= Data lines =
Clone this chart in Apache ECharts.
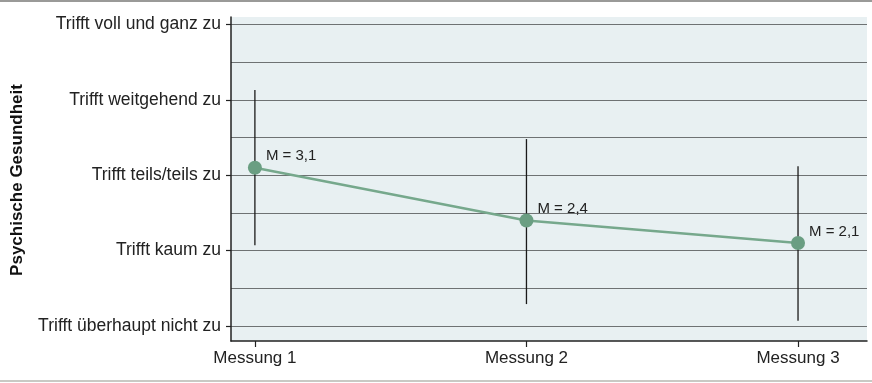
<!DOCTYPE html>
<html><head><meta charset="utf-8">
<script src="https://cdn.jsdelivr.net/npm/echarts@6/dist/echarts.min.js"></script>
<style>html,body{margin:0;padding:0;background:#fff}#c{width:872px;height:383px}</style>
</head><body><div id="c"></div>
<script>
const categories = ['Messung 1', 'Messung 2', 'Messung 3'];
const means = [3.1, 2.4, 2.1];
const errLow = [2.07, 1.29, 1.07];
const errHigh = [4.13, 3.48, 3.12];
const meanLabels = ['M = 3,1', 'M = 2,4', 'M = 2,1'];
const yTickValues = [1, 2, 3, 4, 5];
const yTickLabels = ['Trifft überhaupt nicht zu', 'Trifft kaum zu', 'Trifft teils/teils zu', 'Trifft weitgehend zu', 'Trifft voll und ganz zu'];
const yGridValues = [1, 1.5, 2, 2.5, 3, 3.5, 4, 4.5, 5];
const yTitle = 'Psychische Gesundheit';

const FONT = 'Liberation Sans';
const xPos = categories.map((_, i) => i + 1);
const chart = echarts.init(document.getElementById('c'), null, {renderer: 'canvas'});
chart.setOption({
  animation: false,
  textStyle: {fontFamily: FONT},
  grid: {left: 231, right: 5, top: 17, bottom: 42, show: true, backgroundColor: '#e8f0f2', borderWidth: 0, containLabel: false},
  graphic: [
    {type: 'rect', shape: {x: 0, y: 0, width: 872, height: 2}, style: {fill: '#9a9a98'}},
    {type: 'rect', shape: {x: 0, y: 380, width: 872, height: 2}, style: {fill: '#c9c9c4'}},
    {type: 'text', x: 17, y: 180, rotation: Math.PI / 2, style: {text: yTitle, font: 'bold 17px ' + FONT, fill: '#111', align: 'center', verticalAlign: 'middle'}}
  ],
  xAxis: {
    type: 'value', min: 0.912, max: 3.254,
    axisLine: {show: true, lineStyle: {color: '#222', width: 1.5}},
    axisTick: {show: true, length: 6, customValues: xPos, lineStyle: {color: '#222', width: 1.2}},
    axisLabel: {customValues: xPos, formatter: v => categories[Math.round(v) - 1], color: '#222', fontSize: 17, margin: 9},
    splitLine: {show: false}
  },
  yAxis: [{
    type: 'value', min: 0.8, max: 5.1,
    axisLine: {show: true, lineStyle: {color: '#222', width: 1.5}},
    axisTick: {show: true, length: 5, customValues: yTickValues, lineStyle: {color: '#222', width: 1.2}},
    axisLabel: {customValues: yTickValues, formatter: v => yTickLabels[yTickValues.indexOf(Math.round(v))], color: '#222', fontSize: 17.5, margin: 10},
    splitLine: {show: false}
  }, {
    type: 'value', min: 0.8, max: 5.1, position: 'left',
    axisLine: {show: false}, axisLabel: {show: false},
    axisTick: {show: false, customValues: yGridValues},
    splitLine: {show: true, lineStyle: {color: '#6e7273', width: 1.2}}
  }],
  series: [{
    type: 'custom', yAxisIndex: 0, z: 3,
    data: xPos.map((x, i) => [x, errLow[i], errHigh[i]]),
    renderItem: (params, api) => {
      const p1 = api.coord([api.value(0), api.value(1)]);
      const p2 = api.coord([api.value(0), api.value(2)]);
      return {type: 'line', shape: {x1: p1[0], y1: p1[1], x2: p2[0], y2: p2[1]}, style: {stroke: '#1a1a1a', lineWidth: 1.3}};
    }
  }, {
    type: 'line', yAxisIndex: 0, z: 5,
    data: xPos.map((x, i) => [x, means[i]]),
    symbol: 'circle', symbolSize: 14,
    lineStyle: {color: '#76a88c', width: 2.5},
    itemStyle: {color: '#6a9e82'},
    label: {show: true, position: [18, -12], formatter: p => meanLabels[p.dataIndex], color: '#222', fontSize: 15, fontFamily: FONT}
  }]
});
</script></body></html>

= Set exercise =
Quote the material exactly. Pictures stay out.

= Response =
Clone this chart in Apache ECharts.
<!DOCTYPE html>
<html><head><meta charset="utf-8">
<script src="https://cdn.jsdelivr.net/npm/echarts@6/dist/echarts.min.js"></script>
<style>html,body{margin:0;padding:0;background:#fff}#c{width:872px;height:383px}</style>
</head><body><div id="c"></div>
<script>
const categories = ['Messung 1', 'Messung 2', 'Messung 3'];
const means = [3.1, 2.4, 2.1];
const errLow = [2.07, 1.29, 1.07];
const errHigh = [4.13, 3.48, 3.12];
const meanLabels = ['M = 3,1', 'M = 2,4', 'M = 2,1'];
const yTickValues = [1, 2, 3, 4, 5];
const yTickLabels = ['Trifft überhaupt nicht zu', 'Trifft kaum zu', 'Trifft teils/teils zu', 'Trifft weitgehend zu', 'Trifft voll und ganz zu'];
const yGridValues = [1, 1.5, 2, 2.5, 3, 3.5, 4, 4.5, 5];
const yTitle = 'Psychische Gesundheit';

const FONT = 'Liberation Sans';
const xPos = categories.map((_, i) => i + 1);
const chart = echarts.init(document.getElementById('c'), null, {renderer: 'canvas'});
chart.setOption({
  animation: false,
  textStyle: {fontFamily: FONT},
  grid: {left: 231, right: 5, top: 17, bottom: 42, show: true, backgroundColor: '#e8f0f2', borderWidth: 0, containLabel: false},
  graphic: [
    {type: 'rect', shape: {x: 0, y: 0, width: 872, height: 2}, style: {fill: '#9a9a98'}},
    {type: 'rect', shape: {x: 0, y: 380, width: 872, height: 2}, style: {fill: '#c9c9c4'}},
    {type: 'text', x: 17, y: 180, rotation: Math.PI / 2, style: {text: yTitle, font: 'bold 17px ' + FONT, fill: '#111', align: 'center', verticalAlign: 'middle'}}
  ],
  xAxis: {
    type: 'value', min: 0.912, max: 3.254,
    axisLine: {show: true, lineStyle: {color: '#222', width: 1.5}},
    axisTick: {show: true, length: 6, customValues: xPos, lineStyle: {color: '#222', width: 1.2}},
    axisLabel: {customValues: xPos, formatter: v => categories[Math.round(v) - 1], color: '#222', fontSize: 17, margin: 9},
    splitLine: {show: false}
  },
  yAxis: [{
    type: 'value', min: 0.8, max: 5.1,
    axisLine: {show: true, lineStyle: {color: '#222', width: 1.5}},
    axisTick: {show: true, length: 5, customValues: yTickValues, lineStyle: {color: '#222', width: 1.2}},
    axisLabel: {customValues: yTickValues, formatter: v => yTickLabels[yTickValues.indexOf(Math.round(v))], color: '#222', fontSize: 17.5, margin: 10},
    splitLine: {show: false}
  }, {
    type: 'value', min: 0.8, max: 5.1, position: 'left',
    axisLine: {show: false}, axisLabel: {show: false},
    axisTick: {show: false, customValues: yGridValues},
    splitLine: {show: true, lineStyle: {color: '#6e7273', width: 1.2}}
  }],
  series: [{
    type: 'custom', yAxisIndex: 0, z: 3,
    data: xPos.map((x, i) => [x, errLow[i], errHigh[i]]),
    renderItem: (params, api) => {
      const p1 = api.coord([api.value(0), api.value(1)]);
      const p2 = api.coord([api.value(0), api.value(2)]);
      return {type: 'line', shape: {x1: p1[0], y1: p1[1], x2: p2[0], y2: p2[1]}, style: {stroke: '#1a1a1a', lineWidth: 1.3}};
    }
  }, {
    type: 'line', yAxisIndex: 0, z: 5,
    data: xPos.map((x, i) => [x, means[i]]),
    symbol: 'circle', symbolSize: 14,
    lineStyle: {color: '#76a88c', width: 2.5},
    itemStyle: {color: '#6a9e82'},
    label: {show: true, position: [18, -12], formatter: p => meanLabels[p.dataIndex], color: '#222', fontSize: 15, fontFamily: FONT}
  }]
});
</script></body></html>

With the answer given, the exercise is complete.